Happy New Year! I can’t even believe it—where has half the school year gone? Hopefully, you have just enjoyed a restful holiday and are gearing up for the second semester. Resolutions seem to be a thing of the past these days, and focusing on a single word is now the way to go. It’s less pressure, but still gives you something to work toward.
What better word to focus on for the new year than the word “new” itself? Webster defines new as: not existing before; made, introduced, or discovered recently or now for the first time.
Here are a few ways to adopt some newness into your life in 2020:
New Routine: We all know our students thrive with routines and efficient ones can save a lot of valuable time, but maybe there are some routines that aren’t working for you (i.e., how your students sharpen their pencils or turn in homework). Perhaps you need to figure out a new routine for your practices as well. If you’re still bringing home bags of papers to grade, you may need to rethink things. Don’t feel like you need to grade all of your students’ work—you could grade only portions of the assignment or just give a completion grade. Using rubrics or peer grading can also help. And just for kicks, drive a different way to school or change another morning routine like drinking your coffee before you get to work instead of after. Changing a simple routine allows your brain to work differently and can aid with problem solving and creativity!

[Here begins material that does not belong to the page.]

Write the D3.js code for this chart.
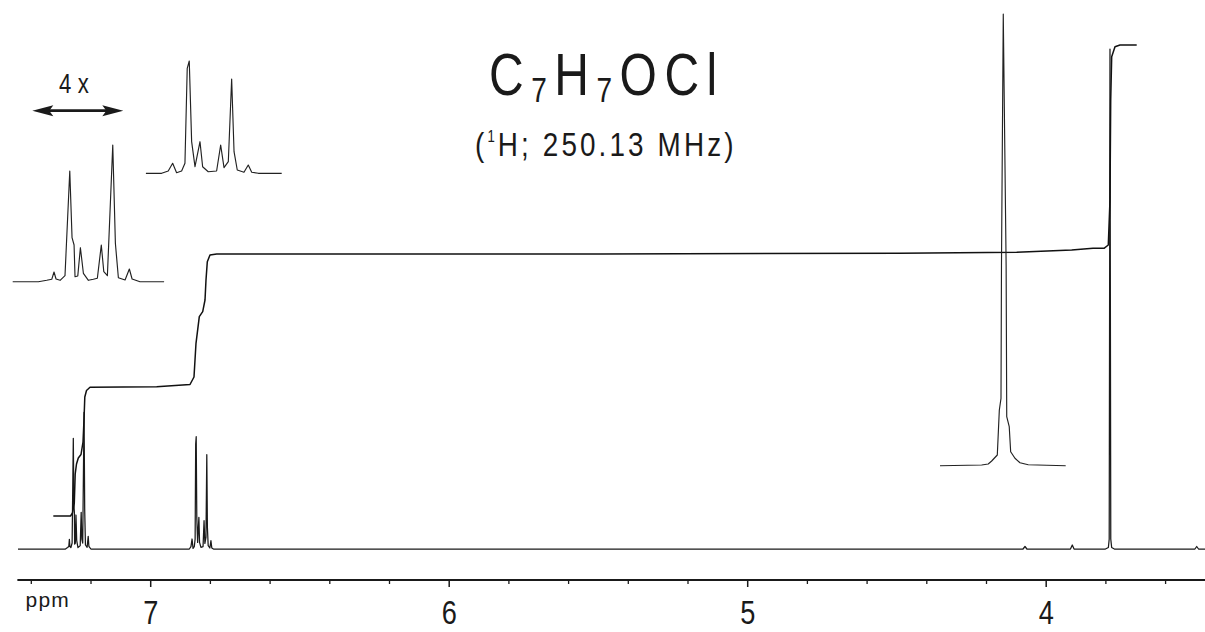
<!DOCTYPE html>
<html>
<head>
<meta charset="utf-8">
<script src="https://cdn.jsdelivr.net/npm/d3@7"></script>
<style>
  body { margin: 0; background: #fff; }
  svg { display: block; }
</style>
</head>
<body>
<div id="chart"></div>
<script>
// traced spectrum, [ppm, intensity]
const multipletA = [
  [7.3054, 0], [7.2839, 0], [7.2769, 1.4], [7.2727, 2.4], [7.2708, 9.7], [7.2691, 2.7],
  [7.2657, 1.4], [7.2616, 6], [7.2576, 110.7], [7.2557, 44], [7.2540, 36.7], [7.2532, 5],
  [7.2509, 5.7], [7.2487, 34], [7.2462, 8.4], [7.2420, 1.4], [7.2379, 2.4], [7.2345, 3.4],
  [7.2312, 36.7], [7.2291, 10], [7.2261, 6], [7.2216, 136.7], [7.2194, 38.4], [7.2169, 4],
  [7.2113, 1.7], [7.2077, 12.7], [7.2054, 2.7], [7.1988, 0], [7.1786, 0]
];
const multipletB = [
  [6.8822, 0], [6.8690, 0], [6.8635, 2.3], [6.8598, 10], [6.8565, 0.6], [6.8523, 2.3],
  [6.8495, 10], [6.8476, 105], [6.8459, 112.3], [6.8439, 31.6], [6.8411, 6.6], [6.8369, 31.6],
  [6.8347, 6.6], [6.8300, 1.6], [6.8230, 2.3], [6.8196, 28.3], [6.8168, 5.6], [6.8132, 11.6],
  [6.8104, 94.3], [6.8084, 21.6], [6.8057, 3.3], [6.8001, 1], [6.7965, 8.3], [6.7936, 1],
  [6.7881, 0], [6.7685, 0]
];
const methoxyPeak = [
  [3.8000, 0], [3.7900, 1.5], [3.7872, 10], [3.7856, 300], [3.7846, 500],
  [3.7836, 300], [3.7820, 10], [3.7790, 1.5], [3.7700, 0]
];
// methoxy singlet as shown in the expansion
const methoxyExpanded = [
  [3.8376, 0], [3.8027, 0.7], [3.7972, 1.7], [3.7943, 4.7], [3.7896, 10.7], [3.7879, 55.7],
  [3.7865, 67.4], [3.7861, 200], [3.7846, 451.7], [3.7822, 200], [3.7817, 49], [3.7796, 39],
  [3.7784, 14], [3.7748, 7.4], [3.7706, 3], [3.7637, 1], [3.7323, 0]
];
const smallPeaks = [
  [7.4429, 0], [4.0760, 0], [4.0693, 2.5], [4.0630, 0], [3.9170, 0], [3.9109, 4], [3.9050, 0],
  [3.5000, 0], [3.4941, 2.5], [3.4880, 0], [3.4663, 0]
];
const integralTrace = [
  [7.3246, 33], [7.2670, 33], [7.2603, 36], [7.2543, 46], [7.2513, 75], [7.2469, 85],
  [7.2409, 91], [7.2318, 94.5], [7.2251, 107], [7.2218, 129], [7.2191, 152], [7.2134, 158.5],
  [7.2017, 161.7], [6.9782, 162.3], [6.8667, 164.5], [6.8533, 172], [6.8466, 205.7],
  [6.8355, 232.3], [6.8241, 237.3], [6.8164, 249], [6.8131, 269], [6.8087, 287.3],
  [6.7997, 294], [6.7772, 295], [6.7327, 295], [5.4931, 295], [4.4881, 295.7], [4.0972, 296.7],
  [3.9129, 299], [3.8415, 300.7], [3.8047, 300.7], [3.7903, 304], [3.7846, 349], [3.7822, 449],
  [3.7789, 492.3], [3.7678, 502.3], [3.7511, 504], [3.6951, 504]
];
const majorTicks = [7, 6, 5, 4];
const minorTicks = [7.4, 7.2, 6.8, 6.6, 6.4, 6.2, 5.8, 5.6, 5.4, 5.2, 4.8, 4.6, 4.4, 4.2, 3.8, 3.6];

const W = 1205, H = 632;
const FONT = "'Liberation Sans', Arial, Helvetica, sans-serif";
const ink = "#1a1a1a";

const svg = d3.select("#chart").append("svg")
  .attr("width", W).attr("height", H)
  .style("font-family", FONT);

// ppm runs right to left
const x = d3.scaleLinear().domain([7.5032, 3.4663]).range([0, W]);
const y = d3.scaleLinear().domain([0, 500]).range([549, 49]);

const spectrum = [...smallPeaks, ...multipletA, ...multipletB, ...methoxyPeak]
  .sort((a, b) => b[0] - a[0]);

function trace(data, xs, ys, width, color) {
  svg.append("path")
    .datum(data)
    .attr("fill", "none")
    .attr("stroke", color)
    .attr("stroke-width", width)
    .attr("stroke-linejoin", "round")
    .attr("d", d3.line().x(d => xs(d[0])).y(d => ys(d[1])));
}

trace(spectrum, x, y, 1.25, ink);
trace(integralTrace, x, y, 1.5, "#111");

// expansions (4x horizontal)
const insets = [
  { data: multipletA, x0: 12.7, x1: 164.1, base: 281.7 },
  { data: multipletB, x0: 145.9, x1: 281.7, base: 173.3 },
  { data: methoxyExpanded, x0: 940, x1: 1065.7, base: 465.7 }
];
insets.forEach(s => {
  const xs = d3.scaleLinear().domain(d3.extent(s.data, d => d[0]).reverse()).range([s.x0, s.x1]);
  const ys = d3.scaleLinear().domain([0, 100]).range([s.base, s.base - 100]);
  trace(s.data, xs, ys, 1.15, "#222");
});

// axis
const axisY = 580;
svg.append("line")
  .attr("x1", x(7.445)).attr("x2", W)
  .attr("y1", axisY).attr("y2", axisY)
  .attr("stroke", ink).attr("stroke-width", 2);

svg.append("g")
  .attr("transform", `translate(0,${axisY})`)
  .call(d3.axisBottom(x).tickValues(minorTicks).tickSize(4).tickFormat(""))
  .call(g => g.select(".domain").remove())
  .call(g => g.selectAll(".tick line").attr("stroke", ink).attr("stroke-width", 1.3));

svg.append("g")
  .attr("transform", `translate(0,${axisY})`)
  .call(d3.axisBottom(x).tickValues(majorTicks).tickSize(7).tickFormat(d3.format("d")))
  .call(g => g.select(".domain").remove())
  .call(g => g.selectAll(".tick line").attr("stroke", ink).attr("stroke-width", 1.5))
  .call(g => g.selectAll(".tick text")
    .attr("y", 44).attr("dy", 0)
    .attr("transform", "scale(0.8,1)")
    .attr("fill", ink)
    .style("font-family", FONT)
    .style("font-size", "34px"));

svg.append("text")
  .attr("x", 25.5).attr("y", 607.3)
  .attr("fill", ink)
  .style("font-size", "21px")
  .style("letter-spacing", "1.2px")
  .text("ppm");

// title
const title = svg.append("text")
  .attr("transform", "translate(489,95) scale(0.8,1)")
  .attr("fill", ink)
  .style("font-size", "60px")
  .style("letter-spacing", "9.4px");
[["C", 0], ["7", 1], ["H", 0], ["7", 1], ["OCl", 0]].forEach(([t, sub], i, arr) => {
  const prevSub = i > 0 ? arr[i - 1][1] : 0;
  title.append("tspan")
    .attr("dy", sub ? 6.7 : (prevSub ? -6.7 : 0))
    .style("font-size", sub ? "35px" : "60px")
    .text(t);
});

const subtitle = svg.append("text")
  .attr("transform", "translate(475,155.5) scale(0.82,1)")
  .attr("fill", ink)
  .style("font-size", "34px")
  .style("letter-spacing", "3.8px");
subtitle.append("tspan").text("(");
subtitle.append("tspan").attr("dy", -14).style("font-size", "16px").text("1");
subtitle.append("tspan").attr("dy", 14).text("H; 250.13 MHz)");

// expansion label
svg.append("text")
  .attr("transform", "translate(59,92.5) scale(0.82,1)")
  .attr("fill", ink)
  .style("font-size", "27px")
  .style("letter-spacing", "8px")
  .text("4x");

const ay = 110.7, ax0 = 32.3, ax1 = 123.3;
svg.append("line")
  .attr("x1", ax0 + 10).attr("x2", ax1 - 10)
  .attr("y1", ay).attr("y2", ay)
  .attr("stroke", ink).attr("stroke-width", 2.8);
svg.append("path")
  .attr("fill", ink)
  .attr("d", `M${ax0},${ay} L${ax0 + 21},${ay - 5.5} L${ax0 + 17},${ay} L${ax0 + 21},${ay + 5.5} Z
              M${ax1},${ay} L${ax1 - 21},${ay - 5.5} L${ax1 - 17},${ay} L${ax1 - 21},${ay + 5.5} Z`);
</script>
</body>
</html>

New Adventure: Find something you’ve always wanted to try and just do it (thank you, Nike)! Honestly, life is short and self-care is real. It’s the middle of the school year and the middle of winter, but it’s also the start of a new year. I’m a busy teacher and a busy mom, so I totally understand how sometimes we don’t feel like we have any time for ourselves. Last year, I joined an online writing class and was able to work from the comforts of my home. It was a wonderful experience—I learned a lot and met some amazing new friends. Making time for yourself and pursuing a new interest can ignite a passion that will leave you feeling happier and more self-confident. And of course, all this happiness will trickle down to those lovely students sitting in your classroom right now.
New Learning: We’re in the business of learning, so how can we expect our students to become lifelong learners if we don’t model that behavior ourselves? Whether you‘ve been teaching for four years or 24, there is always room for improvement. The only constant in education is change. Education is a science, and with any science comes observations, investigations, and experimentations. While there are some concepts and teaching strategies that have stood the test of time, there will always be some type of evolution. For example, forming relationships with my students has been important ever since I started in education, but I have since learned so much about being trauma sensitive, de-escalating a situation, and building resilience. We can’t be afraid to admit when we don’t know something, and we need to be willing to learn—after all, we expect our students to do the same. Having this growth mindset allows you (and your students) to become more successful. So, roll up your sleeves and let the learning begin!
New Attitude: There, I said it—some of us just need an attitude adjustment. You’ve been with the same complaining coworker for years, you have the super teacher next door who always makes you look bad, you have the most difficult student (or class!) you’ve ever had, you haven’t received a raise in years, you have so many complaining parents, you are constantly having to implement new district initiatives, and the list goes on. I get it, and I know I have said or thought these very things. But all that negative energy can get inside me and just weigh me down. It makes for a very long, excruciating year when you let pessimism take over. I’ve learned that I can either try to do something about it or let it go. I try to change the things I can and practice gratitude and kindness. It’s amazing what a little kindness will do! If I can’t tell the super teacher she’s making me look bad, I can suggest us teaming up to work on a classroom project together. If I can’t convince the board to give me a raise, I can cut back on my spending to save money. Creating a positive attitude is a state of mind. You need to be deliberate and calculated, but once you get started, it gets easier!
Happy New Year, my amazing teacher friends! I hope this year brings you new routines, new adventures, new learning, and a new positive attitude. With a little newness in the air, let’s go live our best teacher lives.